County officials chose Thrasher Engineering as their preferred architect for the new fire hall last month. In drafting an agreement with the county, Thrasher estimated their services would cost $84,700. Ford said geotechnical services for the building site would cost $11,000 and a fire suppression (sprinkler) system would cost more than $270,000.

Insurance officials have told the county they will pay out $550,000 to build a replacement fire hall.

Ford said architect, geotechnical and sprinkler costs would eat up the majority of that insurance money, leaving less than $200,000 to prepare the lot and build the building.

“If it was a county building, we would have to go this route. We’re at the belief this isn’t going to be a county building, it’s going to be a Great Cacapon Volunteer Fire Company building,” Ford told Reed and Tuttle.

He proposed letting the fire company proceed with plans to add bays and meeting space to their metal building.
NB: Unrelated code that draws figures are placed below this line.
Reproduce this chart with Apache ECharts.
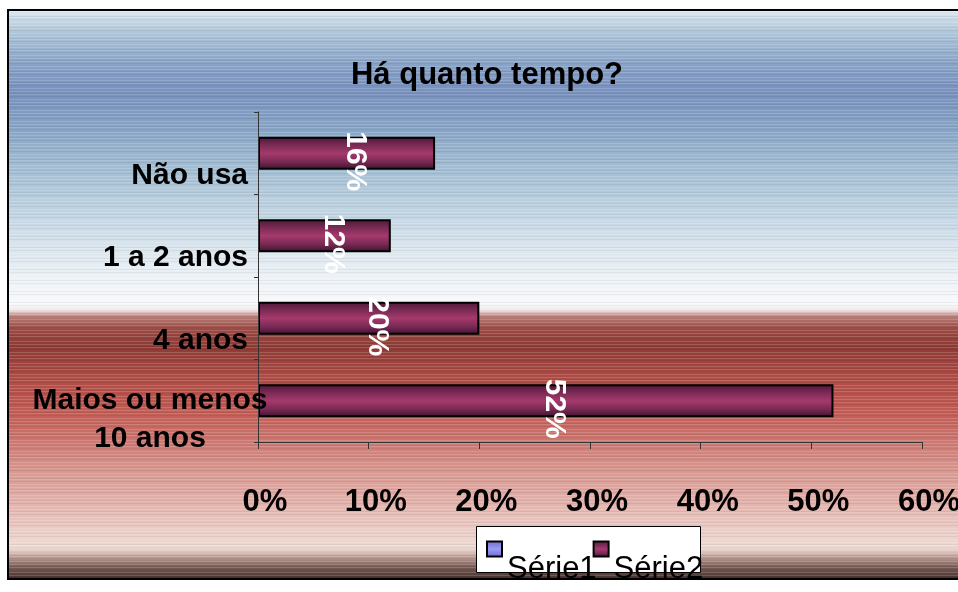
<!DOCTYPE html>
<html>
<head>
<meta charset="utf-8">
<script src="https://cdn.jsdelivr.net/npm/echarts@6/dist/echarts.min.js"></script>
<style>
  html, body { margin: 0; padding: 0; background: #fff; }
  #chart { width: 958px; height: 592px; background-repeat: no-repeat; }
</style>
</head>
<body>
<div id="chart"></div>
<script>
// data
const chartTitle = 'Há quanto tempo?';
const categories = ['Não usa', '1 a 2 anos', '4 anos', 'Maios ou menos\n10 anos'];
const serie1 = [];
const serie2 = [16, 12, 20, 52];
const xTicks = [0, 10, 20, 30, 40, 50, 60];

const FONT = '"Liberation Sans", Arial, sans-serif';

// striped excel-like background, painted once into the div
function paintBackground(w, h) {
  const c = document.createElement('canvas');
  c.width = w;
  c.height = h;
  const ctx = c.getContext('2d');
  ctx.fillStyle = '#fff';
  ctx.fillRect(0, 0, w, h);
  const top = 10, bottom = 579;
  const g = ctx.createLinearGradient(0, top, 0, bottom);
  const stops = [
    [10, '#dde8f0'], [30, '#b2c9db'], [60, '#8ca6c9'], [92, '#7790bd'],
    [125, '#86a2c5'], [165, '#a0bbd2'], [205, '#bcd1e0'], [245, '#d8e4ed'],
    [280, '#eef3f7'], [305, '#f8f9fb'], [310, '#f0e6e4'], [317, '#b87a74'],
    [329, '#9a4a44'], [347, '#8e3a35'], [380, '#b04c46'], [410, '#c05a52'],
    [440, '#cc7670'], [470, '#d8968f'], [500, '#e2b0aa'], [530, '#ebcdc6'],
    [548, '#eedcd4'], [556, '#c4a49c'], [566, '#80605a'], [578, '#48322e']
  ];
  stops.forEach(([y, col]) => g.addColorStop((y - top) / (bottom - top), col));
  ctx.fillStyle = g;
  ctx.fillRect(8, top, w, bottom - top);
  for (let y = top; y < bottom; y++) {
    const k = (y * 37) % 11;
    if (k < 3) {
      ctx.fillStyle = 'rgba(255,255,255,0.16)';
      ctx.fillRect(8, y, w, 1);
    } else if (k > 8) {
      ctx.fillStyle = 'rgba(0,0,0,0.05)';
      ctx.fillRect(8, y, w, 1);
    }
  }
  ctx.strokeStyle = '#000';
  ctx.lineWidth = 2;
  ctx.strokeRect(8, top, w + 20, bottom - top);
  return c.toDataURL();
}

const dom = document.getElementById('chart');
dom.style.backgroundImage = 'url(' + paintBackground(958, 592) + ')';

const maroon = new echarts.graphic.LinearGradient(0, 0, 0, 1, [
  { offset: 0, color: '#4a1836' },
  { offset: 0.25, color: '#7a2a55' },
  { offset: 0.5, color: '#a53a6c' },
  { offset: 0.75, color: '#7a2a55' },
  { offset: 1, color: '#3c122e' }
]);
const lilac = new echarts.graphic.LinearGradient(0, 0, 0, 1, [
  { offset: 0, color: '#6a6ad0' },
  { offset: 0.5, color: '#9c9cf4' },
  { offset: 1, color: '#6a6ad0' }
]);

// labels sit a little below their bars, like the original
const yData = categories.map((c, i) =>
  i === categories.length - 1
    ? { value: c, textStyle: { align: 'center', lineHeight: 38, padding: [0, 196, 0, 0] } }
    : c
);

const chart = echarts.init(dom, null, { renderer: 'canvas' });
chart.setOption({
  backgroundColor: 'transparent',
  animation: false,
  textStyle: { fontFamily: FONT },
  title: {
    text: chartTitle,
    left: 482,
    top: 55,
    textAlign: 'center',
    textStyle: { fontSize: 31, fontWeight: 'bold', color: '#000', fontFamily: FONT }
  },
  grid: { left: 258, right: 36, top: 112, bottom: 150, outerBoundsMode: 'none' },
  xAxis: {
    type: 'value',
    min: xTicks[0],
    max: xTicks[xTicks.length - 1],
    interval: xTicks[1] - xTicks[0],
    splitLine: { show: false },
    axisLine: { show: true, lineStyle: { color: '#333', width: 1 } },
    axisTick: { show: true, length: 7, lineStyle: { color: '#333' } },
    axisLabel: {
      formatter: '{value}%',
      margin: 45,
      fontSize: 31,
      fontWeight: 'bold',
      color: '#000',
      fontFamily: FONT,
      padding: [0, 0, 0, 14]
    }
  },
  yAxis: {
    type: 'category',
    inverse: true,
    z: 4,
    data: yData,
    axisLine: { show: true, lineStyle: { color: '#333', width: 1 } },
    axisTick: { show: true, length: 4, lineStyle: { color: '#333' } },
    axisLabel: {
      interval: 0,
      margin: 10,
      fontSize: 30,
      fontWeight: 'bold',
      color: '#000',
      fontFamily: FONT,
      lineHeight: 44,
      formatter: v => '\n' + v
    }
  },
  legend: {
    data: ['Série1', 'Série2'],
    left: 486,
    top: 509,
    padding: 0,
    z: 5,
    icon: 'rect',
    itemWidth: 15,
    itemHeight: 15,
    itemGap: -4,
    formatter: name => '\n' + name,
    textStyle: { fontSize: 31, lineHeight: 40, color: '#000', fontFamily: FONT }
  },
  graphic: [{
    type: 'rect',
    left: 476,
    top: 526,
    z: 0,
    shape: { width: 224, height: 46 },
    style: { fill: '#fff', stroke: '#000', lineWidth: 1 }
  }],
  series: [
    {
      name: 'Série1',
      type: 'bar',
      data: serie1,
      barWidth: 33,
      barGap: '-100%',
      itemStyle: { color: lilac, borderColor: '#000', borderWidth: 1.5 }
    },
    {
      name: 'Série2',
      type: 'bar',
      data: serie2,
      barWidth: 33,
      barGap: '-100%',
      itemStyle: { color: maroon, borderColor: '#000', borderWidth: 2 },
      label: {
        show: true,
        position: 'inside',
        rotate: -90,
        formatter: '{c}%',
        color: '#fff',
        fontSize: 30,
        fontWeight: 'bold',
        fontFamily: FONT,
        offset: [8, -9]
      }
    }
  ]
});
</script>
</body>
</html>
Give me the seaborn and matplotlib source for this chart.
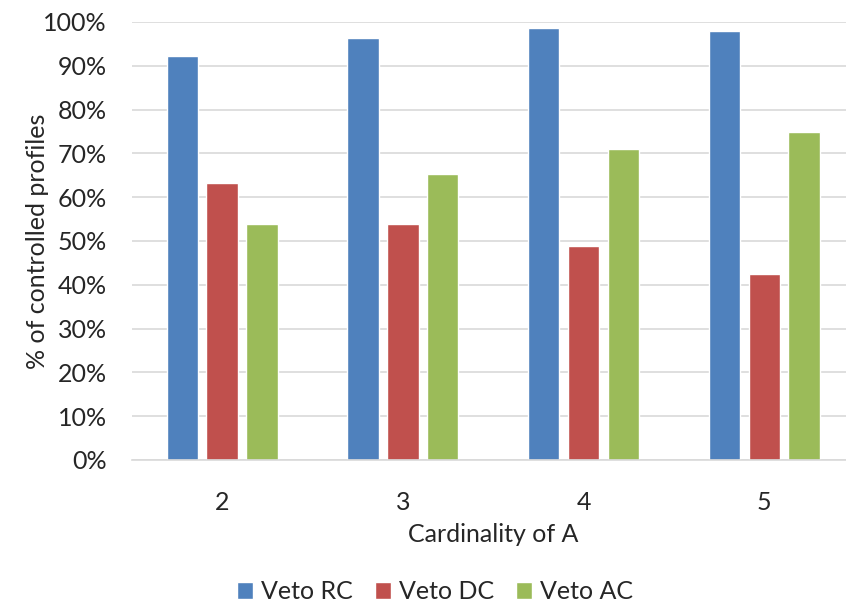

The county could still act as a financial agent, paying construction invoices out of the insurance reimbursement, he said.

Ford said he wants Prosecuting Attorney Debra McLaughlin to review the legal aspects of the proposal.

“If we can’t, we’ll be stuck with $550,000 in a bank account we can’t build a building with,” said Ford.

Commissioners Reed and Tuttle said they would back the move to save unnecessary project costs if the Prosecutor says it’s legal.

When asked, county officials said the Great Cacapon fire company had not, to their knowledge, ever contributed to the cost of the fire hall’s building insurance.

They said paying the premiums was one way the county had contributed to fire and EMS services for residents.